Festgelegt wird auch, was mit den gv-Pflanzen nach Ende des Versuchs geschieht. Zwar ist eine völlige Abschirmung des Versuchs gegenüber der Umwelt nicht möglich. Das schrittweise Vorgehen ermöglicht es jedoch, unter kontrollierten Bedingungen mehr Erfahrungen zu gewinnen. Nach und nach werden die Sicherheitsauflagen gelockert. Die Versuchsflächen werden größer, es kommen neue Freisetzungs-Standorte hinzu.

Von Beginn an wird in diesen Testreihen auch Sicherheitsfragen untersucht: Etwa, ob die gv-Pflanze mit ihrem neuen Merkmal Tiere und Pflanzen schädigt, die Umwelt belastet oder die Bodenfruchtbarkeit mindert. Solche Daten werden in verschiedenen Regionen und Ökosystemen gesammelt. Sie sind Voraussetzung dafür, dass eine gentechnisch veränderte Pflanze für den kommerziellen Anbau zugelassen werden kann.

Genehmigung durch die zuständige nationale Behörde

Für jede einzelne Freisetzung einer gv-Pflanze in die Umwelt ist eine Genehmigung erforderlich. Der Antrag wird bei der zuständigen Behörde des Mitgliedstaates eingereicht, in dem die Freisetzung stattfinden soll. In Deutschland ist das Bundesamt für Verbraucherschutz und Lebensmittelsicherheit (BVL) zuständig.

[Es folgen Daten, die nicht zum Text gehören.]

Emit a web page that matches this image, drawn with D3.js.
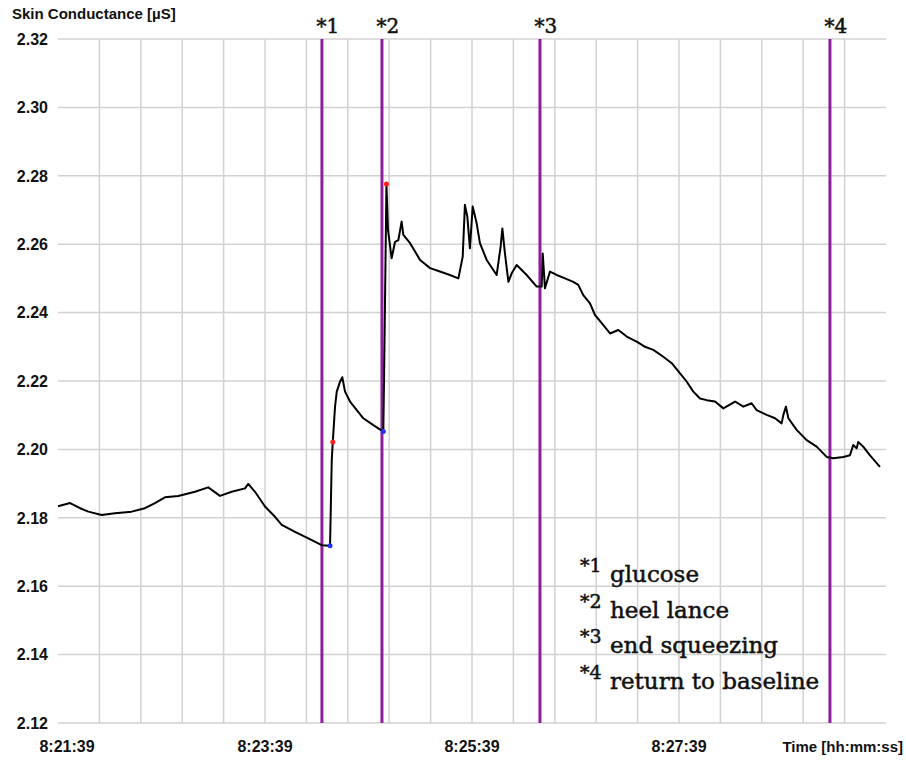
<!DOCTYPE html>
<head>
<meta charset="utf-8">
<style>
body { margin: 0; background: #fff; }
.grid line { stroke: #d2d2d2; stroke-width: 1.5; }
.axislab { font-family: "Liberation Sans", Arial, sans-serif; font-size: 16px; fill: #111; }
.event { stroke: #8e1f9c; stroke-width: 3; }
.serif { font-family: "DejaVu Serif", "Liberation Serif", serif; fill: #111; stroke: #111; stroke-width: 0.5; }
</style>
<script src="https://d3js.org/d3.v7.min.js"></script>
</head>
<body>
<div id="chart"></div>
<script>

// seconds after 8:21:39
var timeSec = [0, 7.0, 12.8, 17.6, 25.3, 33.0, 42.7, 50.4, 56.2, 62.0, 69.7, 79.4, 87.1, 93.9,
  100.7, 108.4, 110.3, 114.2, 120.0, 125.8, 129.7, 137.4, 145.1, 152.9, 157.7,
  158.7, 159.3, 160.6, 161.6, 163.5, 164.8, 166.4, 169.3, 173.2, 177.0, 182.8, 188.6,
  189.3, 190.4, 191.3, 193.4, 195.4, 197.3, 199.2, 200.2, 204.1, 209.9, 215.7, 221.4, 227.2,
  232.1, 234.6, 235.9, 237.3, 238.8, 240.4, 242.7, 244.6, 248.5, 254.3, 256.6, 257.6, 259.1,
  261.1, 263.0, 265.9, 271.7, 277.5, 280.4, 281.0, 282.3, 285.2, 289.1, 293.9, 298.7, 301.6,
  304.5, 308.4, 311.3, 315.2, 320.0, 324.8, 329.7, 335.5, 340.3, 345.1, 350.9, 355.8, 360.6,
  364.5, 368.3, 372.2, 376.1, 380.9, 385.7, 392.5, 397.3, 402.1, 405.0, 410.8, 415.7, 419.5,
  420.5, 422.0, 423.4, 428.2, 434.0, 439.8, 445.6, 449.4, 455.3, 459.1, 461.0, 463.0, 463.9,
  466.8, 470.6, 476.5];
var conductance = [2.1834, 2.1843, 2.1828, 2.1818, 2.1808, 2.1813, 2.1818, 2.1828, 2.1843, 2.1860,
  2.1864, 2.1876, 2.1889, 2.1864, 2.1876, 2.1886, 2.1899, 2.1876, 2.1833, 2.1803, 2.1779,
  2.1759, 2.1740, 2.1720, 2.1718,
  2.1969, 2.2022, 2.2125, 2.2169, 2.2198, 2.2211, 2.2169, 2.2140, 2.2115, 2.2091, 2.2071, 2.2052,
  2.2320, 2.2776, 2.2642, 2.2559, 2.2607, 2.2612, 2.2666, 2.2627, 2.2603, 2.2554, 2.2530, 2.2520, 2.2510,
  2.2500, 2.2563, 2.2715, 2.2680, 2.2588, 2.2710, 2.2661, 2.2603, 2.2554, 2.2510, 2.2593, 2.2646, 2.2573,
  2.2490, 2.2515, 2.2539, 2.2510, 2.2476, 2.2476, 2.2573, 2.2471, 2.2520, 2.2510, 2.2500, 2.2490, 2.2481,
  2.2451, 2.2427, 2.2393, 2.2369, 2.2339, 2.2349, 2.2330, 2.2315, 2.2300, 2.2291, 2.2271, 2.2252, 2.2222,
  2.2198, 2.2169, 2.2149, 2.2144, 2.2140, 2.2120, 2.2140, 2.2125, 2.2135, 2.2115, 2.2101, 2.2091, 2.2076,
  2.2101, 2.2125, 2.2091, 2.2057, 2.2027, 2.2008, 2.1978, 2.1974, 2.1978, 2.1983, 2.2013, 2.2003, 2.2022,
  2.2008, 2.1983, 2.1949];

// coloured marker points: [sec, value]
var blueMarks = [[157.7, 2.1718], [188.6, 2.2052]];
var redMarks = [[159.3, 2.2022], [190.4, 2.2776]];

var eventSec = [153.0, 187.8, 279.4, 447.5];
var eventNames = ["*1", "*2", "*3", "*4"];
var legendText = ["glucose", "heel lance", "end squeezing", "return to baseline"];

var yTicks = [2.12, 2.14, 2.16, 2.18, 2.20, 2.22, 2.24, 2.26, 2.28, 2.30, 2.32];
var xLabels = ["8:21:39", "8:23:39", "8:25:39", "8:27:39"];

var startTime = new Date(2000, 0, 1, 8, 21, 39);
function at(s) { return new Date(startTime.getTime() + s * 1000); }

var margin = {top: 39, right: 20, bottom: 38, left: 58},
    width = 906 - margin.left - margin.right,
    height = 761 - margin.top - margin.bottom;

var x = d3.scaleTime()
    .domain([at(0), at(480)])
    .range([0, width]);

var y = d3.scaleLinear()
    .domain([2.12, 2.32])
    .range([height, 0]);

var svg = d3.select('#chart').append('svg')
    .attr('width', 906)
    .attr('height', 761)
  .append('g')
    .attr('transform', 'translate(' + margin.left + ',' + margin.top + ')');

// grid
var grid = svg.append('g').attr('class', 'grid');
grid.selectAll('.h').data(yTicks).enter().append('line')
    .attr('x1', 0).attr('x2', width)
    .attr('y1', function(d) { return y(d); })
    .attr('y2', function(d) { return y(d); });
grid.selectAll('.v').data(d3.range(24, 480, 24)).enter().append('line')
    .attr('x1', function(d) { return x(at(d)); })
    .attr('x2', function(d) { return x(at(d)); })
    .attr('y1', 0).attr('y2', height);

// y labels
svg.selectAll('.ylab').data(yTicks).enter().append('text')
    .attr('class', 'axislab')
    .attr('x', -10)
    .attr('y', function(d) { return y(d); })
    .attr('dy', '0.36em')
    .attr('text-anchor', 'end')
    .style('font-weight', 'bold')
    .text(function(d) { return d.toFixed(2); });

svg.append('text')
    .attr('class', 'axislab')
    .attr('x', -46).attr('y', -20)
    .style('font-size', '15px')
    .style('font-weight', 'bold')
    .text('Skin Conductance [µS]');

// x labels
svg.selectAll('.xlab').data(xLabels).enter().append('text')
    .attr('class', 'axislab')
    .attr('x', function(d, i) { return x(at(i * 120)) + (i === 0 ? 9 : 0); })
    .attr('y', height + 29)
    .attr('text-anchor', 'middle')
    .style('font-weight', 'bold')
    .text(function(d) { return d; });

svg.append('text')
    .attr('class', 'axislab')
    .attr('x', width + 17).attr('y', height + 29)
    .attr('text-anchor', 'end')
    .style('font-size', '15px')
    .style('font-weight', 'bold')
    .text('Time [hh:mm:ss]');

// event lines
svg.selectAll('.event').data(eventSec).enter().append('line')
    .attr('class', 'event')
    .attr('x1', function(d) { return x(at(d)); })
    .attr('x2', function(d) { return x(at(d)); })
    .attr('y1', 0).attr('y2', height);

svg.selectAll('.evlab').data(eventSec).enter().append('text')
    .attr('class', 'serif')
    .attr('x', function(d) { return x(at(d)) + 6; })
    .attr('y', -6)
    .attr('text-anchor', 'middle')
    .style('font-size', '20px')
    .text(function(d, i) { return eventNames[i]; });

// signal
var line = d3.line()
    .x(function(d) { return x(at(d[0])); })
    .y(function(d) { return y(d[1]); });

svg.append('path')
    .datum(d3.zip(timeSec, conductance))
    .attr('fill', 'none')
    .attr('stroke', '#000')
    .attr('stroke-width', 2)
    .attr('stroke-linejoin', 'round')
    .attr('d', line);

svg.selectAll('.bm').data(blueMarks).enter().append('circle')
    .attr('cx', function(d) { return x(at(d[0])); })
    .attr('cy', function(d) { return y(d[1]); })
    .attr('r', 2.5).attr('fill', '#2233ff');
svg.selectAll('.rm').data(redMarks).enter().append('circle')
    .attr('cx', function(d) { return x(at(d[0])); })
    .attr('cy', function(d) { return y(d[1]); })
    .attr('r', 2.5).attr('fill', '#ff2020');

// legend
var leg = svg.append('g').attr('transform', 'translate(522,' + (height - 141) + ')');
legendText.forEach(function(t, i) {
  var g = leg.append('g').attr('transform', 'translate(0,' + (i * 35.5) + ')');
  g.append('text').attr('class', 'serif').attr('y', -10)
    .style('font-size', '19px').text(eventNames[i]);
  g.append('text').attr('class', 'serif').attr('x', 30)
    .style('font-size', '23px').text(t);
});

</script>
</body>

Aus den Unterlagen muss hervorgehen, dass die Freisetzung der jeweiligen gv-Pflanze nicht die Umwelt und die umgebenden Ökosysteme gefährdet. Anhand des Antrages entscheidet die zuständige Behörde innerhalb von 90 Tagen, ob die Freisetzung genehmigt werden kann. Voraussetzung dafür ist, dass wenn dem Stand der Wissenschaft keine „unvertretbaren schädlichen Einwirkungen“ zu erwarten sind. In der Regel schreiben die Behörden bestimmte Auflagen vor, etwa eine Abschirmung des Versuchsfeldes oder eine Nachbeobachtung der Freisetzungsfläche in den nachfolgenden Jahren.

Wenn mit einer bestimmten gv-Pflanze genügend Erfahrungen gesammelt worden sind, ist eine Anmeldung nach einem „vereinfachten Verfahren“ möglich. Danach kann die gv-Pflanze an verschiedenen Orten über mehrere Jahre freigesetzt werden. Eine Genehmigung der jeweiligen Einzelversuche ist dann nicht mehr erforderlich.

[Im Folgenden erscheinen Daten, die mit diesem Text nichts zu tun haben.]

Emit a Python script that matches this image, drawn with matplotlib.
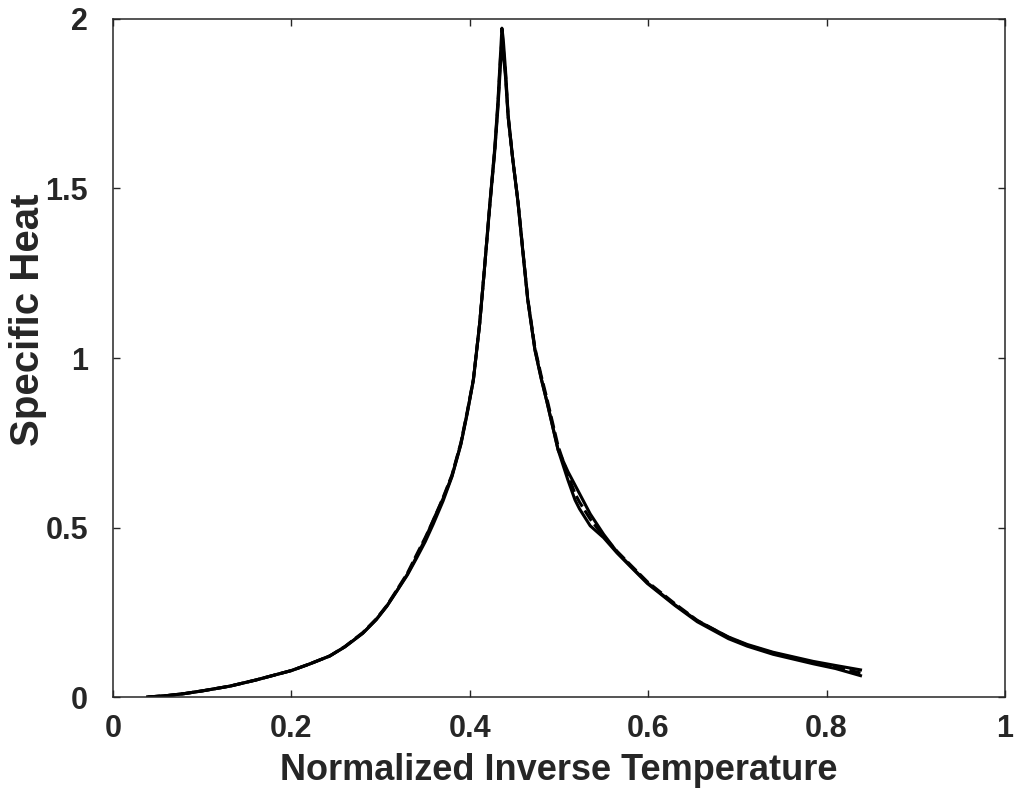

Bei allen Freisetzungsvorhaben muss die Öffentlichkeit informiert und angehört werden. Innerhalb einer angemessenen Frist können Einzelpersonen oder Gruppen Stellungnahmen abgeben.

In Deutschland müssen alle Flächen, auf denen gv-Pflanzen wachsen, in ein öffentliches Standortregister eingetragen werden. Das gilt auch für Freisetzungsversuche.